Friday, January 2, 2009

New Year's Intentions/Hopes

Rissa posted her resolutions, so I thought I'd post intentions. I'm not very good at "resolving." I swear every time I resolve to do something, my brain finds ways to not do whatever I resolved to do. Yes, I even rebel against my own self. :-) I notice that whatever I try to force anything, something forces back just as strong. If I try to force down anger, the anger pushes back harder. So my biggest intention this year is to simply be with whatever my feelings are and not try to force myself into some half-formed ideal. That said, there are certain areas I'd like to change.

I've been noticing myself getting more & more stressed at work, and that is unlikely to change anytime soon in this economy. So these are things I intend to do to make my life (and my family's lives!) happier and healthier, and I hope that I won't sabotage myself.

1. Breathe. I notice that when I am stressed I stop breathing - I hold my breath. This does not help almost any situation. So when I am getting tight and upset at a situation I hope that I will notice that, and then take three deep breaths.

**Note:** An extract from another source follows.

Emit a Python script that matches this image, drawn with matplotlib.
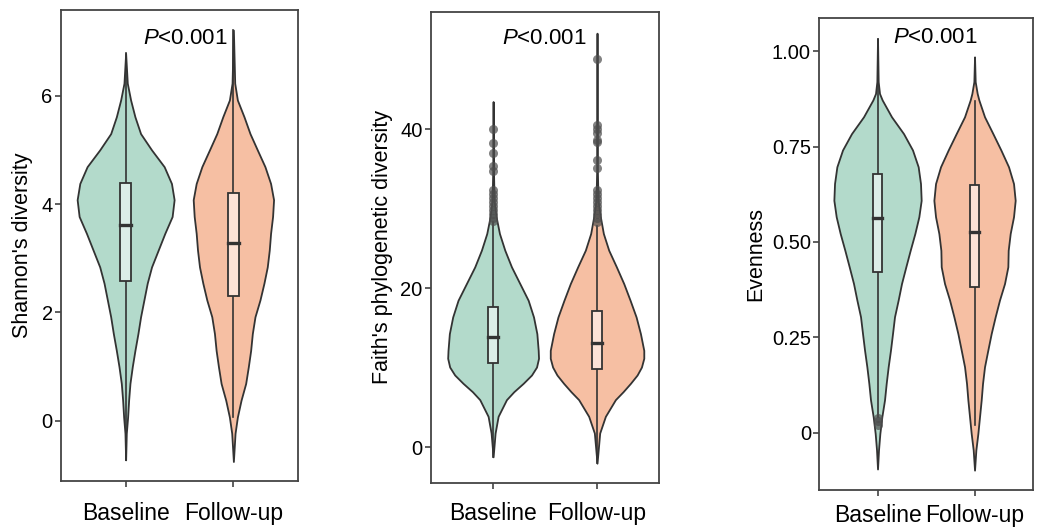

2. Un-round my shoulders. My shoulders habitually pull forward when I am feeling stress. It doesn't help that I work at a computer all day, then come home and play on the computer for at least an hour. :-) So I intend to stretch my shoulder muscles daily and strengthen the muscles in my upper back. And I hope that when I notice my shoulders pulling forward that I will refer to intention/hope number 1, breathe and let those shoulders fall back in a more relaxed position.

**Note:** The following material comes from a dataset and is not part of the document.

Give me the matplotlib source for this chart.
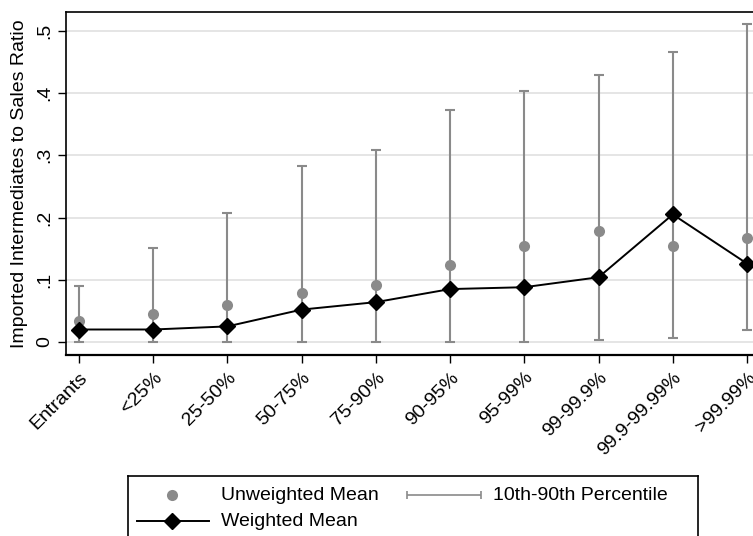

3. Hug my kids and try to listen to their incredibly long and confusing stories without going insane.

4. Never take the amazing Shane for granted. It seems like everything Shane does is intended to make my life easier.

5. Walk & bike whenever walking or biking is an option. I know that exercise is the key to my mental and physical well-being, and though I do reasonably well on this, I don't spend enough time walking etc. in the winter months. My hope is that by remembering how good I feel when I get some exercise I will want to get out there and move!

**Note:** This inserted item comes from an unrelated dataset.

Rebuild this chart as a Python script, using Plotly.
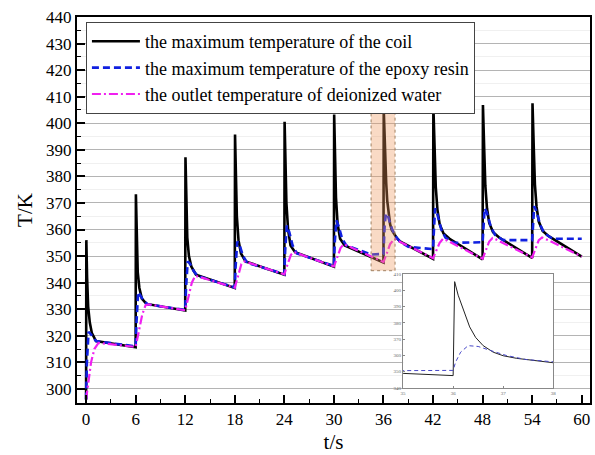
import plotly.graph_objects as go

# ---- data ----
coil_t = [0, 0.03, 0.12, 0.25, 0.45, 0.7, 1.2,
          6, 6.03, 6.12, 6.25, 6.45, 6.75, 7.3,
          12, 12.03, 12.12, 12.25, 12.45, 12.75, 13.3,
          18, 18.03, 18.12, 18.25, 18.45, 18.75, 19.3,
          24, 24.03, 24.12, 24.25, 24.45, 24.75, 25.3,
          30, 30.03, 30.12, 30.25, 30.45, 30.75, 31.3,
          36, 36.03, 36.1, 36.2, 36.33, 36.45, 36.6, 36.8, 37.0, 37.27, 37.6, 38,
          42, 42.04, 42.2, 42.33, 42.53, 42.8, 43.27, 44,
          48, 48.04, 48.2, 48.33, 48.53, 48.8, 49.27, 50,
          54, 54.04, 54.2, 54.33, 54.53, 54.8, 55.27, 56, 60]
coil_T = [296, 356, 342, 331, 325, 321, 318,
          315.7, 373.3, 356, 344, 338, 334, 332,
          329.5, 387.2, 370, 357, 350, 346, 343,
          338, 395.8, 378, 365, 356, 351, 348,
          343, 400.6, 383, 370, 360, 354, 351.5,
          346, 403.3, 386, 372, 362, 356.5, 354,
          347.6, 405.3, 397, 388, 377.5, 371, 366, 362, 359.8, 358.2, 356.8, 355.5,
          349, 406.3, 389, 376, 367.5, 362, 358.5, 356.5,
          348.8, 406.9, 389.5, 376.5, 368, 362.5, 359, 357,
          349.3, 407.5, 390, 377, 368.5, 363, 359.5, 357.5, 349.8]

epoxy_t = [0, 0.1, 0.3, 0.6, 1.2,
           6, 6.1, 6.3, 6.6, 7.0, 7.5,
           12, 12.1, 12.3, 12.6, 13.0, 13.5,
           18, 18.1, 18.3, 18.6, 19.0, 19.5,
           24, 24.1, 24.3, 24.6, 25.0, 25.5,
           30, 30.1, 30.3, 30.6, 31.0, 31.5, 34.5,
           36, 36.05, 36.15, 36.3, 36.5, 36.75, 37.06, 37.45, 38, 39,
           42, 42.08, 42.25, 42.5, 43.0, 43.5, 44.5,
           48, 48.08, 48.25, 48.5, 49.0, 49.5, 50.5,
           54, 54.08, 54.25, 54.5, 55.0, 55.5, 56.5, 60]
epoxy_T = [296, 310, 321.5, 320.5, 318,
           316, 325, 336.5, 335, 333, 331.8,
           329.7, 338, 348, 347, 344.5, 342.5,
           338.2, 346, 355.5, 354, 350, 347.5,
           343.2, 352, 361.5, 359, 354, 351,
           346.3, 355, 363.5, 361, 356.5, 354, 350.6,
           350.8, 356, 362, 366, 365.5, 363, 360, 357.5, 355.5, 353.5,
           352.6, 358, 368, 366, 360, 357, 355,
           355.2, 359, 368, 366.5, 361, 358, 356,
           356, 360, 368.8, 367, 361.5, 358.5, 356.5, 356.5]

water_t = [0, 0.3, 0.6, 1.0, 1.5,
           6, 6.4, 6.8, 7.2, 7.6,
           12, 12.4, 12.8, 13.2, 13.6,
           18, 18.4, 18.8, 19.2,
           24, 24.4, 24.8, 25.2,
           30, 30.4, 30.8, 31.2,
           36, 36.4, 36.8, 37.3, 37.6,
           42, 42.4, 42.8, 43.2, 43.6,
           48, 48.4, 48.8, 49.2, 49.6,
           54, 54.4, 54.8, 55.2, 55.6, 60]
water_T = [296, 303, 310, 315, 317.3,
           315.8, 322, 328, 331.5, 331.8,
           329.6, 335, 340, 342.5, 342.3,
           338.1, 343, 347, 348,
           343.1, 347, 350.5, 351.5,
           346.1, 349.5, 353, 354.5,
           347.8, 351, 354.5, 356.5, 356,
           349.2, 352, 355, 356.5, 356,
           349, 352.5, 355.5, 356.8, 356.3,
           349.5, 353, 356, 357, 356.5, 349.8]

x_ticks = [0, 6, 12, 18, 24, 30, 36, 42, 48, 54, 60]
y_ticks = [300, 310, 320, 330, 340, 350, 360, 370, 380, 390, 400, 410, 420, 430, 440]
inset_x_ticks = [35, 36, 37, 38]
inset_y_ticks = [340, 350, 360, 370, 380, 390, 400, 410]

names = ["the maximum temperature of the coil",
         "the maximum temperature of the epoxy resin",
         "the outlet temperature of deionized water"]

FONT = "Liberation Serif, Times New Roman, serif"

fig = go.Figure()
fig.add_trace(go.Scatter(x=coil_t, y=coil_T, mode="lines", name=names[0],
                         line=dict(color="black", width=2.6)))
fig.add_trace(go.Scatter(x=epoxy_t, y=epoxy_T, mode="lines", name=names[1],
                         line=dict(color="#1020e0", width=2.6, dash="7px,4px")))
fig.add_trace(go.Scatter(x=water_t, y=water_T, mode="lines", name=names[2],
                         line=dict(color="#f020f0", width=2.2, dash="9px,3px,2px,3px")))

# inset (zoom of 35..38 s)
fig.add_trace(go.Scatter(x=coil_t, y=coil_T, mode="lines", xaxis="x2", yaxis="y2",
                         showlegend=False, line=dict(color="#222222", width=1)))
fig.add_trace(go.Scatter(x=epoxy_t, y=epoxy_T, mode="lines", xaxis="x2", yaxis="y2",
                         showlegend=False, line=dict(color="#4848c8", width=1, dash="4px,3px")))

fig.add_shape(type="rect", xref="x", yref="y", x0=34.5, x1=37.4, y0=344.5, y1=408,
              fillcolor="rgba(238,150,90,0.35)", line=dict(color="#a08060", width=1, dash="dot"),
              layer="above")

fig.update_layout(
    width=595, height=455,
    margin=dict(l=77, r=2, t=17, b=52),
    paper_bgcolor="white", plot_bgcolor="white",
    font=dict(family=FONT, size=17, color="black"),
    legend=dict(x=0.0174, y=0.987, xanchor="left", yanchor="top",
                bgcolor="white", bordercolor="#444444", borderwidth=1,
                font=dict(family=FONT, size=18), tracegroupgap=0,
                itemwidth=48),
    xaxis=dict(range=[-1.1, 61], tickvals=x_ticks, ticks="inside", ticklen=8, tickwidth=1.5,
               tickcolor="black", showline=True, linecolor="black", linewidth=2, mirror=True,
               showgrid=False, zeroline=False,
               minor=dict(dtick=3, tick0=0, ticks="inside", ticklen=4, tickcolor="black", tickwidth=1.2),
               title=dict(text="t/s", font=dict(size=21, family=FONT), standoff=6)),
    yaxis=dict(range=[294.7, 440], tickvals=y_ticks, ticks="inside", ticklen=8, tickwidth=1.5,
               tickcolor="black", showline=True, linecolor="black", linewidth=2, mirror=True,
               showgrid=True, gridcolor="#b4b4b4", gridwidth=1, zeroline=False,
               minor=dict(dtick=5, tick0=0, ticks="inside", ticklen=4, tickcolor="black", tickwidth=1.2,
                          showgrid=True, gridcolor="#f0f0f0"),
               title=dict(text="T/K", font=dict(size=21, family=FONT), standoff=8)),
    xaxis2=dict(domain=[0.6357, 0.9283], anchor="y2", range=[35, 38], tickvals=inset_x_ticks,
                showline=True, linecolor="#888888", linewidth=1, mirror=True, showgrid=False,
                zeroline=False, ticks="inside", ticklen=2, tickcolor="#888888",
                tickfont=dict(size=5, color="#666666")),
    yaxis2=dict(domain=[0.0389, 0.3342], anchor="x2", range=[340, 410], tickvals=inset_y_ticks,
                showline=True, linecolor="#888888", linewidth=1, mirror=True, showgrid=False,
                zeroline=False, ticks="inside", ticklen=2, tickcolor="#888888",
                tickfont=dict(size=5, color="#666666")),
)

fig.write_html("out.html", config={"displayModeBar": False},
               post_script="document.body.style.margin='0';")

6. Pay attention to my home's appearance and to clean with care and love, not frustration and anger. If I approach straightening up with anger and hate, I never want to do it. But hopefully if I can think of caring for my home as caring for my visual sanity and my family's health, it will be easier to pay attention the cleanliness of our home.

Thursday, January 1, 2009

Why the title?

Back in my law school days, my good buddy Bryan started describing things as being a certain number of "McPeck's" tall. Bryan always called me "McPeck!" and almost never Amanda. So, anyway, I thought if I was going to have to have a blog, I might as well make sure the public understood that it was only one McPeck tall (which is not very tall if you know any McPecks besides my siblings!).